J’ai choisi 3 tons : le rose, le jaune et le bleu. Il s’agit de couleurs douces qui s’apparentent à l’intime.
Pour l’anecdote, le format du fanzine s’est imposé par erreur. J’ai donné les mauvais chiffres à l’imprimeur. Le résultat fut alors plus vertical que ce que j’avais imaginé. Mais finalement, j’ai trouvé le résultat assez satisfaisant.
L’érotisme est-il selon vous éclipsé par un certain tabou et en même temps par une pornographie trop envahissante. Est-il mis de côté ?
Oui malheureusement.
L’érotisme d’aujourd’hui s’inspire de visuels que l’on retrouve sur des sites pornographiques. Tout est montré de façon crue.
J’aime l’érotisme car il retrace avant tout la rencontre des amants et la séduction. Il suggère plutôt qu’il ne montre.
Y’aura-t-il un Peau aime numéro 2 ?
Oui. Je ne voulais pas qu’il sorte prochainement mais des événements ont accéléré le processus. J’ai été en contact avec le scénariste de bande dessinée Jean-David Morvan. Il apprécie mon travail et souhaite me mettre en lien pour la suite avec de grands artistes. Je me suis donc remise au travail.
Ce qui est amusant c’est que Jean-David participe au scénario de la saga en bande dessinée « Madeleine Résistante » qui retrace la vie de Madeleine Riffaud. Le poète Paul Eluard l‘avait demandé en mariage.

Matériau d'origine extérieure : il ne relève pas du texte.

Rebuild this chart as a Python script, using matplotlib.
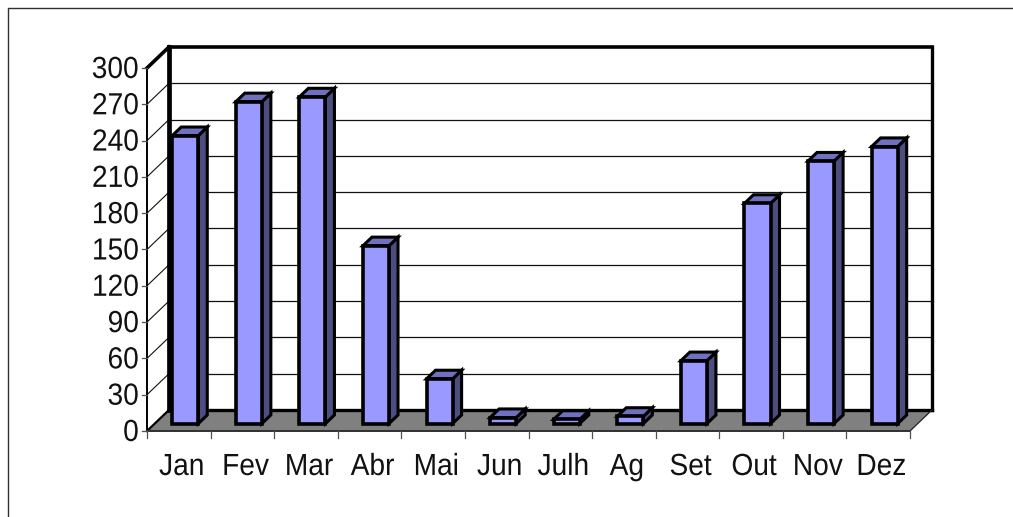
#!/usr/bin/python
import matplotlib
matplotlib.use("Agg")
import matplotlib.pyplot as plt
from matplotlib.lines import Line2D
from matplotlib.patches import Polygon
from matplotlib.patheffects import AbstractPathEffect
from matplotlib.transforms import Affine2D

months = ["Jan", "Fev", "Mar", "Abr", "Mai", "Jun", "Julh", "Ag", "Set", "Out", "Nov", "Dez"]
rain = [238, 266, 270, 147, 37, 5, 3.5, 6, 52, 182, 217, 229]
y_ticks = [0, 30, 60, 90, 120, 150, 180, 210, 240, 270, 300]

W, H = 1013, 517

# size of the 3d depth in data units (categories, values)
DEPTH_X = 0.346
DEPTH_Y = 17.4
BAR_W = 0.41
BAR_OFF = -0.02
BAR_D0 = 0.35
BAR_D1 = 0.76

FRONT = "#9999ff"
TOP = "#7070c0"
SIDE = "#4d4d80"
FLOOR = "#808080"
LABEL_SIZE = 22
SQUEEZE = 0.92


class Squeeze(AbstractPathEffect):
    # narrows a text horizontally, keeping its right edge or its centre in place
    def __init__(self, sx, anchor):
        super().__init__()
        self.sx = sx
        self.anchor = anchor

    def draw_path(self, renderer, gc, tpath, affine, rgbFace=None):
        ext = tpath.get_extents()
        cx = ext.x1 if self.anchor == "right" else (ext.x0 + ext.x1) / 2
        squeeze = Affine2D().translate(-cx, 0).scale(self.sx, 1).translate(cx, 0)
        renderer.draw_path(gc, tpath, squeeze + affine, rgbFace)


def pt(x, y, d=0.0):
    return (x + d * DEPTH_X, y + d * DEPTH_Y)


def face(ax, pts, color, z, lw=0.0, ec="black"):
    ax.add_patch(Polygon(pts, closed=True, fc=color, ec=ec, lw=lw, zorder=z,
                         clip_on=False, joinstyle="miter"))


def seg(ax, a, b, lw, color="black", z=2):
    ax.plot([a[0], b[0]], [a[1], b[1]], color=color, lw=lw, zorder=z,
            clip_on=False, solid_capstyle="projecting")


def draw_bar(ax, i, v):
    x0 = i + 0.5 - BAR_W / 2 + BAR_OFF
    x1 = x0 + BAR_W
    z = 5 + i
    # side, top, then the front face over them
    face(ax, [pt(x1, 0, BAR_D0), pt(x1, 0, BAR_D1), pt(x1, v, BAR_D1), pt(x1, v, BAR_D0)], SIDE, z, 2.2)
    face(ax, [pt(x0, v, BAR_D0), pt(x1, v, BAR_D0), pt(x1, v, BAR_D1), pt(x0, v, BAR_D1)], TOP, z, 2.2)
    face(ax, [pt(x0, 0, BAR_D0), pt(x1, 0, BAR_D0), pt(x1, v, BAR_D0), pt(x0, v, BAR_D0)], FRONT, z, 2.6)


plt.rcParams["font.family"] = ["Liberation Sans", "DejaVu Sans"]
fig = plt.figure(figsize=(W / 100, H / 100), dpi=100, facecolor="white")

# page frame, open on the right and at the bottom
fig.add_artist(Line2D([8 / W, 8 / W, 1], [0, 1 - 8 / H, 1 - 8 / H], color="#303030", lw=1.0))

ax = fig.add_axes([147 / W, (H - 431) / H, 763 / W, 363 / H])
ax.set_xlim(0, 12)
ax.set_ylim(0, 300)
ax.axis("off")

n = len(months)

# floor
face(ax, [pt(0, 0), pt(n, 0), pt(n, 0, 1), pt(0, 0, 1)], FLOOR, 1)

# grid on the back wall and on the left wall
for t in y_ticks[1:-1]:
    seg(ax, pt(0, t, 1), pt(n, t, 1), 0.9, "#101010", 2)
    seg(ax, pt(0, t), pt(0, t, 1), 0.8, "#101010", 2)

# wall outlines
seg(ax, pt(0, 300, 1), pt(n, 300, 1), 2.6, z=3)
seg(ax, pt(0, 0, 1), pt(0, 300, 1), 3.4, z=3)
seg(ax, pt(n, 0, 1), pt(n, 300, 1), 2.4, z=3)
seg(ax, pt(0, 0, 1), pt(n, 0, 1), 2.4, z=3)
seg(ax, pt(0, 300), pt(0, 300, 1), 2.6, z=3)
seg(ax, pt(0, 0), pt(0, 0, 1), 1.6, z=3)
seg(ax, pt(n, 0), pt(n, 0, 1), 0.9, "#202020", 3)

# front axes
seg(ax, pt(0, 0), pt(0, 300), 1.4, z=4)
seg(ax, pt(0, 0), pt(n, 0), 1.4, "#303030", 4)

for i, v in enumerate(rain):
    draw_bar(ax, i, v)

# ticks and labels, placed in pixels off the axes
for t in y_ticks:
    ax.plot([-5 / 763, 0], [t, t], transform=ax.get_yaxis_transform(), color="#505050",
            lw=0.9, clip_on=False, zorder=4)
    ax.annotate(str(t), xy=(0, t), xytext=(-8, -2), textcoords="offset pixels",
                ha="right", va="center", fontsize=LABEL_SIZE, color="#111111",
                annotation_clip=False, path_effects=[Squeeze(SQUEEZE, "right")])

for i in range(n + 1):
    ax.plot([i, i], [0, -7 / 1.21], color="#505050", lw=0.9, clip_on=False, zorder=4)

for i, m in enumerate(months):
    ax.annotate(m, xy=(i + 0.5, 0), xytext=(3, -36), textcoords="offset pixels",
                ha="center", va="center", fontsize=LABEL_SIZE, color="#111111",
                annotation_clip=False, path_effects=[Squeeze(SQUEEZE, "center")])

fig.savefig("out.png", dpi=100)
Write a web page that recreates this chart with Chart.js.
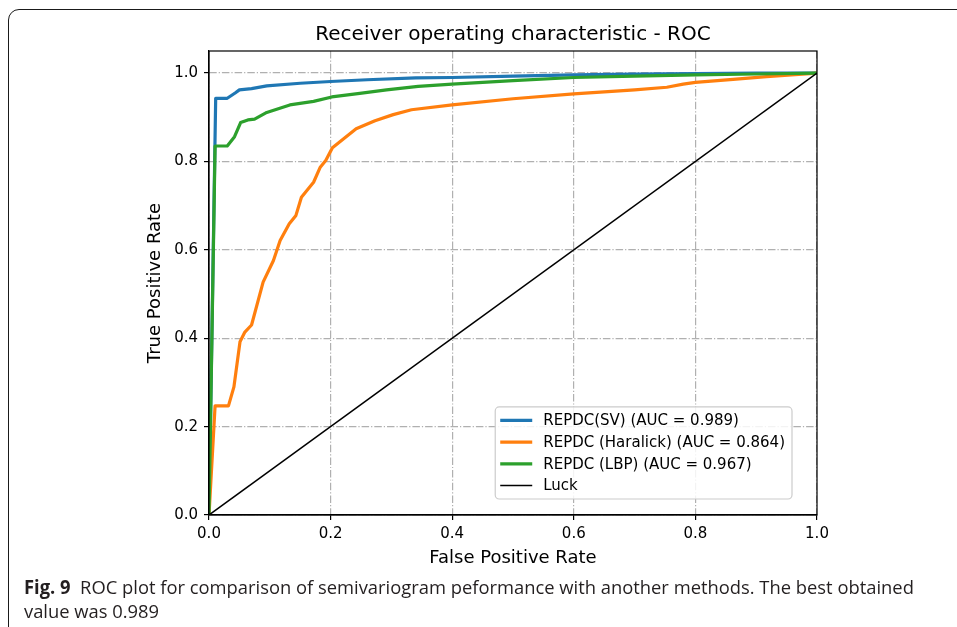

Y’aura-t-il de nouvelles surprises ?
Ce ne sera pas un copier-coller du premier numéro. Nous allons nous inspirer d’un nouveau poème. Les arts comme le dessin, la littérature et la photographie seront liés.
Quels sont vos projets ?
Je souhaite obtenir mon diplôme universitaire. Je commence également à être en lien avec une maison d’éditions afin de publier un livre d’illustrations. Un projet de bande dessinée demanderait un temps considérable. Donc pour l’instant, je choisis de faire de l’illustration. Avec un scénariste, nous travaillons sur une réécriture du mythe de Salomé. L’érotisme ne sera bien entendu pas absent de l’histoire mais je souhaite surtout aborder le sujet avec un point de vue féministe. Salomé devra se battre contre la stature de son beau-père au risque de faire tuer Jean-Baptiste.